Some Catholics in both political parties are deeply troubled by these (life) issues. But too many Catholics just don’t really care. That’s the truth of it. If they cared, our political environment would be different. If 65 million Catholics really cared about their faith and cared about what it teaches, neither political party could ignore what we believe about justice for the poor, or the homeless, or immigrants, or the unborn child. If 65 million American Catholics really understood their faith, we wouldn’t need to waste each other’s time arguing about whether the legalized killing of an unborn child is somehow ‘balanced out’ or excused by three other good social policies.

Funny, but that’s what a lot of lay people say about the bishops. And there’s less than three-hundred of them. Is it easier to budge such a smaller number on the life issue of sex abuse and clergy management?

I disagree with Archbishop Chaput. 65 million Catholics don’t care about the same things many American bishops care about. Some of us care about frivolous things, like entertainment or sports or socializing with friends. Some of us care deeply about selfless issues that don’t touch on our own lives. Some of us are also passionately and deeply pro-life, but we differ with others in the movement. What do we get for that? Branding as heretics. Oh, and we lose our jobs if the detractors can get to us.

Some of those issues of life, management, leisure, and such are more important that others, but we all make choices. Personally, I think the two major political parties in America don’t really speak to the needs of the nation any longer and should be retired. But I know I can make more of a difference in liturgy and spiritual growth at a university parish than I would in politics. What logic escapes the archbishop’s keen mind is that real life average human beings don’t go on speaking tours and write books and get their names in the Catholic press. We make a difference where we can and where we are. We aren’t complacent because we’re not jostling with the Denver archbishop for speaking gigs.

Catholics in America, at least the many good Catholics who yearn to live their faith honestly and deeply, can easily feel tempted to hopelessness. It becomes very burdensome to watch so many persons who call themselves Catholic compromise their faith and submit their hearts and consciences to the Caesars of our day.
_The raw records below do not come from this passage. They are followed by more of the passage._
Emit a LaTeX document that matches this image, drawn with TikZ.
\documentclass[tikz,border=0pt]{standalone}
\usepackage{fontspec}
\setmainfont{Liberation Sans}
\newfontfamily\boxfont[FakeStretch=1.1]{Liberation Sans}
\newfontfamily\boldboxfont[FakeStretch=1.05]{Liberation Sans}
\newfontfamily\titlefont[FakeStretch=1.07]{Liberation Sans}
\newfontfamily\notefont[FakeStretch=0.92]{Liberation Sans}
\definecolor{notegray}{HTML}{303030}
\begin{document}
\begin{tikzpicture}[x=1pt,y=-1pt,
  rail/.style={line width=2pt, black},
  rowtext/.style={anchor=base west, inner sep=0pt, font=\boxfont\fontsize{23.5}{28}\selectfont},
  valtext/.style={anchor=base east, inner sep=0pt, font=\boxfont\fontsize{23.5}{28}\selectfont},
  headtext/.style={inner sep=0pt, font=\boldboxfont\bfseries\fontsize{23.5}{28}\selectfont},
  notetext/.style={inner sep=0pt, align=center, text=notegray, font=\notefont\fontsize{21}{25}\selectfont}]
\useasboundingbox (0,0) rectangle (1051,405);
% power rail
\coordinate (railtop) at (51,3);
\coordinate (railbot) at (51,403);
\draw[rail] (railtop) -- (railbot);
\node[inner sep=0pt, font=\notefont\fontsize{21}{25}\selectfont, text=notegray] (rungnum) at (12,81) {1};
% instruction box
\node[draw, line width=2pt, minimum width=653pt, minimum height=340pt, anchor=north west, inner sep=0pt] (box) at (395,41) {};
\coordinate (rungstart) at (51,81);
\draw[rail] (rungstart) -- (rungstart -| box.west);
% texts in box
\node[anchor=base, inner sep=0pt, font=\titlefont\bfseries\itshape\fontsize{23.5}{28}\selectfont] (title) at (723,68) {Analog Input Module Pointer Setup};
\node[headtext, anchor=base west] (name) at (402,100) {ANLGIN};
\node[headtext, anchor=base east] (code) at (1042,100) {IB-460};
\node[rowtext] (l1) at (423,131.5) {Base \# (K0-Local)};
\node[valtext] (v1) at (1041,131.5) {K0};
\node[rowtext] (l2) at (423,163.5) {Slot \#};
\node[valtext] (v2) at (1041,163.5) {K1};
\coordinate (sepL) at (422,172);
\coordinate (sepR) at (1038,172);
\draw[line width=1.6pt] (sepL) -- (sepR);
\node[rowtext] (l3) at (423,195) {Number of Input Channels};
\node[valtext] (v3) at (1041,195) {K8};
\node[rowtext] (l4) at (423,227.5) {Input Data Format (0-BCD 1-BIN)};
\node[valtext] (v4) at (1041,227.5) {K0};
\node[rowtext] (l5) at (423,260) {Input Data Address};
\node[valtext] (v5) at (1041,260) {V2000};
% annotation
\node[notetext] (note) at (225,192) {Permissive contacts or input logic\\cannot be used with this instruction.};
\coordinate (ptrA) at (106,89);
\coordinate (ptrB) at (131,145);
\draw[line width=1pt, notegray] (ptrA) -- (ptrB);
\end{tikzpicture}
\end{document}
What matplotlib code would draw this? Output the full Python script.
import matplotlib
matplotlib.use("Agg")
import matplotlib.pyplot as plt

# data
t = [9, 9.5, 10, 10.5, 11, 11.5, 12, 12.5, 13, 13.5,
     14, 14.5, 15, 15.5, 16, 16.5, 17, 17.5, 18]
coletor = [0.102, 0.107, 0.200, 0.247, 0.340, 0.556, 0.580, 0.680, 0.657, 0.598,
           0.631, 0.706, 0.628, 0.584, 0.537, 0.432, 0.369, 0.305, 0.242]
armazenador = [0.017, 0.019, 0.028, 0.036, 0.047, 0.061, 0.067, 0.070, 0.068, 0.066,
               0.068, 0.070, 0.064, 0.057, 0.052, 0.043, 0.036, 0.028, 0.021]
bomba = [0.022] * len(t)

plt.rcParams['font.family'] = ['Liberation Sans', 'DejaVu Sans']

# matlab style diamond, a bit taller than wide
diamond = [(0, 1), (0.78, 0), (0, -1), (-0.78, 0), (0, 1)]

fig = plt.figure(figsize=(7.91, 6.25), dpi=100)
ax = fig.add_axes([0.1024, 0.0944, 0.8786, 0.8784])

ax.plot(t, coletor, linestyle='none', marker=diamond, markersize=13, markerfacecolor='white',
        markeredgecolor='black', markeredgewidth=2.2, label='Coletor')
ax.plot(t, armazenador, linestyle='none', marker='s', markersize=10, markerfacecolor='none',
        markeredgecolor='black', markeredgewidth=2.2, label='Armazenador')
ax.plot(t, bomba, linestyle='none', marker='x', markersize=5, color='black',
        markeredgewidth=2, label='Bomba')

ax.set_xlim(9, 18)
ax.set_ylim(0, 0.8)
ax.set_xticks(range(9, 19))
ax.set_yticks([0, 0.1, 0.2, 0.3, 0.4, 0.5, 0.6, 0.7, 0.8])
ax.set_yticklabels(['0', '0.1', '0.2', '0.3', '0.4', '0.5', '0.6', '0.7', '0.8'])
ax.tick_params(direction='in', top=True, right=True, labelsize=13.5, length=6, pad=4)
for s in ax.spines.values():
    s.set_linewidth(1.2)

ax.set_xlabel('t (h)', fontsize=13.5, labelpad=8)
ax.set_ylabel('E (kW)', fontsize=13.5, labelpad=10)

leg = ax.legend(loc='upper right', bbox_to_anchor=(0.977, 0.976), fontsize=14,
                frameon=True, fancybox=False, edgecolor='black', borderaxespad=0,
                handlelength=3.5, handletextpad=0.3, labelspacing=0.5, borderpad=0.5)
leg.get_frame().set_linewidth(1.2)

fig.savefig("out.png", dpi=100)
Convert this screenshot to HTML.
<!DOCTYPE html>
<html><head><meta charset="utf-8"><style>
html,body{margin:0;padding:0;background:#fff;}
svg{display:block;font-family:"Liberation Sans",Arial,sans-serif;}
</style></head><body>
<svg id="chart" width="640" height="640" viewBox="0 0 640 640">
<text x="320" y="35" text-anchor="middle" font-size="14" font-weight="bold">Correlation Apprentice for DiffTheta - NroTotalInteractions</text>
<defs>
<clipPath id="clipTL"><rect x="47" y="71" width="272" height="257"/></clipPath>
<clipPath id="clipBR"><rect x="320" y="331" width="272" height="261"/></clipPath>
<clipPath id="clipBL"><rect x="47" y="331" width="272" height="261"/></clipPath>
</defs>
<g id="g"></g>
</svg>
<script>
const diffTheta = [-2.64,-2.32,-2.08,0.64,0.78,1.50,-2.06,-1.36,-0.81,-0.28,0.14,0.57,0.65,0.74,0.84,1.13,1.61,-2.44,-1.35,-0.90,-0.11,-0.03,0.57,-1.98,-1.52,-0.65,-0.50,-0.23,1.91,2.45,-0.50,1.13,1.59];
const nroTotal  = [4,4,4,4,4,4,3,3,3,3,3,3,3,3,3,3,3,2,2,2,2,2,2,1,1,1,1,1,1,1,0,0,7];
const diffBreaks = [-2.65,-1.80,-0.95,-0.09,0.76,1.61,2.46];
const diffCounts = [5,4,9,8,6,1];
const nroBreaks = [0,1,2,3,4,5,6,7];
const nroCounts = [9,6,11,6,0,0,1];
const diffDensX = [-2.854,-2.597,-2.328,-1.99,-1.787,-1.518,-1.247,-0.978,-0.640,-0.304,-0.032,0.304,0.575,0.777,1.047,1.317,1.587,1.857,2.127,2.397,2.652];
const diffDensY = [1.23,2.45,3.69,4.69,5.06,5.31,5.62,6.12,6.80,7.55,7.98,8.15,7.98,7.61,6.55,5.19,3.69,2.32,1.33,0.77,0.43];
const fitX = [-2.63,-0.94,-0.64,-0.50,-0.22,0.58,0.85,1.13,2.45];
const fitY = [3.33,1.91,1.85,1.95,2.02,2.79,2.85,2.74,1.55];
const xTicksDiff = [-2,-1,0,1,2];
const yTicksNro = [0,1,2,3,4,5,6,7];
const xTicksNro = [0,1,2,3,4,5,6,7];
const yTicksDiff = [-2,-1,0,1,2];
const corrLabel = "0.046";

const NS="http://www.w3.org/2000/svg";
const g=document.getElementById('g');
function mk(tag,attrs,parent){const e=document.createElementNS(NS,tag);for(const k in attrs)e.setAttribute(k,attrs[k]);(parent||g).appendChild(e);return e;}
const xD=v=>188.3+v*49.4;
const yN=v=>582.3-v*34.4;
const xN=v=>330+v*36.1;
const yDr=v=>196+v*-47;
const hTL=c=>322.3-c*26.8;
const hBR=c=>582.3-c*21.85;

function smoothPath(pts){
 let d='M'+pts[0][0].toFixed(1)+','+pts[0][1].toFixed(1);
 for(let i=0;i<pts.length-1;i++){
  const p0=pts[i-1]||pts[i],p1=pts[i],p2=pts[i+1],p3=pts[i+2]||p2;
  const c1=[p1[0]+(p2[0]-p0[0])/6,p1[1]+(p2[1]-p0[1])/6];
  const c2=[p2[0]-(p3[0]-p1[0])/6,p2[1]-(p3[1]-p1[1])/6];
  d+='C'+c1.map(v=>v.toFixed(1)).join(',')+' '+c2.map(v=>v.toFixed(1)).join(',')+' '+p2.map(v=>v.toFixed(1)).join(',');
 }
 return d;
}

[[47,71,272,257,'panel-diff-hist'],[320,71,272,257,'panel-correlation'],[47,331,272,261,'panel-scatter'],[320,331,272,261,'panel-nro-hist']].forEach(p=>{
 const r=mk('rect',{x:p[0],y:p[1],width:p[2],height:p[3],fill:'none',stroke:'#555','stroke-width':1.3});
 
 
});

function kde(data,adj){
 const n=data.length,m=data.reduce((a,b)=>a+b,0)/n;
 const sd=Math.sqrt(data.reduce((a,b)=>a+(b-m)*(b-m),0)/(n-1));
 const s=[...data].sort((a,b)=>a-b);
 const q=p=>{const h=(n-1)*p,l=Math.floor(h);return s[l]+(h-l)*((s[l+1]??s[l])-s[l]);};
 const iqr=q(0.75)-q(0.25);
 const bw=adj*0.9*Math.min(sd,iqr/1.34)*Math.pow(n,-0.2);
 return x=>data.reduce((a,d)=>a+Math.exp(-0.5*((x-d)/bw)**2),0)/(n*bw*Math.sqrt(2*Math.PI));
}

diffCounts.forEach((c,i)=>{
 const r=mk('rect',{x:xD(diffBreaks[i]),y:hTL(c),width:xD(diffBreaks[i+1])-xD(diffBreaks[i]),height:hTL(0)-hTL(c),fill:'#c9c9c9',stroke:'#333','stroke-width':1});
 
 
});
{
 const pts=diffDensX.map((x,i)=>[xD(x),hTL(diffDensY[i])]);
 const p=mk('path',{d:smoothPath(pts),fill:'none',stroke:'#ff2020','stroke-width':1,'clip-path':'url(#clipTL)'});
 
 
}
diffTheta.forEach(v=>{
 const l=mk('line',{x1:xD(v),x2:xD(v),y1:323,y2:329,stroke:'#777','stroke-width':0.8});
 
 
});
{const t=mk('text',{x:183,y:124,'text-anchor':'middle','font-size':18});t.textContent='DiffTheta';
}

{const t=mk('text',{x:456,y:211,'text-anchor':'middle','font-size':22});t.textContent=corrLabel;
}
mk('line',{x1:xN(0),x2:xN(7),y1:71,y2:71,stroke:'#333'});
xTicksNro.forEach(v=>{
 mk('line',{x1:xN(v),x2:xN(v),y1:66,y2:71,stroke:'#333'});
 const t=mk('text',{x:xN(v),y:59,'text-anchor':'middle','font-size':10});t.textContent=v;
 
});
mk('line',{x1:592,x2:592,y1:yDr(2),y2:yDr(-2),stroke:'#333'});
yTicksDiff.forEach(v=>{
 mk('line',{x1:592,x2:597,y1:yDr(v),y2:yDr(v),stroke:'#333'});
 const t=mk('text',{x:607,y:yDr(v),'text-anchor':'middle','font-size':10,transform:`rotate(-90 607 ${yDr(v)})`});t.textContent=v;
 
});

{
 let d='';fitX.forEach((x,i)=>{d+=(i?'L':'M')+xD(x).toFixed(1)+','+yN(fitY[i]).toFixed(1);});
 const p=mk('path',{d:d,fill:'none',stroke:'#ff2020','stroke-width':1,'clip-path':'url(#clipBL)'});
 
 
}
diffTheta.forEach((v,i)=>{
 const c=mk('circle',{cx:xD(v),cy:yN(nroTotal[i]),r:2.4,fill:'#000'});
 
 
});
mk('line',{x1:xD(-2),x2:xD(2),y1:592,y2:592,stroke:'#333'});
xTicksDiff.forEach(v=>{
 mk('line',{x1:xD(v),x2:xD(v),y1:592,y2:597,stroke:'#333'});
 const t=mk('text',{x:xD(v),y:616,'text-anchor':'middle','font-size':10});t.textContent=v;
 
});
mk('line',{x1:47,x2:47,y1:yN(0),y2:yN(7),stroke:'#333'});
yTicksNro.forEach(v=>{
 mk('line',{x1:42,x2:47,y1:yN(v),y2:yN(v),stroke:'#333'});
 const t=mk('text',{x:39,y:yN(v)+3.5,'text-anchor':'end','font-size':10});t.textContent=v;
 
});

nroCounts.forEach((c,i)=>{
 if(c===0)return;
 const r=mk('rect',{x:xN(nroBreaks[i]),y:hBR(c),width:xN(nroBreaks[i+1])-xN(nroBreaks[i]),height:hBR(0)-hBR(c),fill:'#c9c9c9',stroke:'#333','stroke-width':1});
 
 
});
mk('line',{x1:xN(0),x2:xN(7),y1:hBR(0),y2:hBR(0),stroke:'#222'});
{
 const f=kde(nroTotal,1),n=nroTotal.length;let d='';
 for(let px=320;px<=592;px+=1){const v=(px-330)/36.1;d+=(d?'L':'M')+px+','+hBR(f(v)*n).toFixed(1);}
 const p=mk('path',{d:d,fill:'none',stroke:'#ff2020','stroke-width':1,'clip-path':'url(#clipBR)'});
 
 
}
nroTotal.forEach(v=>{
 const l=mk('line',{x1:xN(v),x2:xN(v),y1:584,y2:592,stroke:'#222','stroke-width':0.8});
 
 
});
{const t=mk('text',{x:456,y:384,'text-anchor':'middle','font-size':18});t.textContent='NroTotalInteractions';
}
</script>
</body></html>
More blame. Catholics in America don’t need to align to any one bishop’s notion of what’s important. The hopelessness I would be far more concerned about is coming from the conservative pro-lifers. After getting politically crushed in the last election cycle, they adopt a criticism-at-all-costs approach. The leadership lies to maximize the money-gathering effort: we’ve already seen pro-life champion Sam Brownback used by a Republican club to generate cash flow. Two months and we’ve yet to see the new president deliver on what the political pro-lifers were telling us was priority number one.

Personally, I’d like to see and hear from other bishops. I’m getting tired of the Chaput, Rigali, Burke club. They lack political and public relations savvy. They insist theirs is the only way, the only hope. They are blind to their own faults and are all too willing to pin the blame on the poor, dumb, apathetic Catholic laity. They were convinced it was a good move to hitch their wagon to the Republican party. Thanks to incompetence, they circled the drain last November. But clearly, the speaking circuit is not lacking for giving out little jobs.

The hubris makes it impossible for these guys to receive new and potentially more effective ideas. The same True Believers offer the same plane tickets, honoraria, and book sales. It looks like the past few decades to me–and they haven’t been very effective, have they?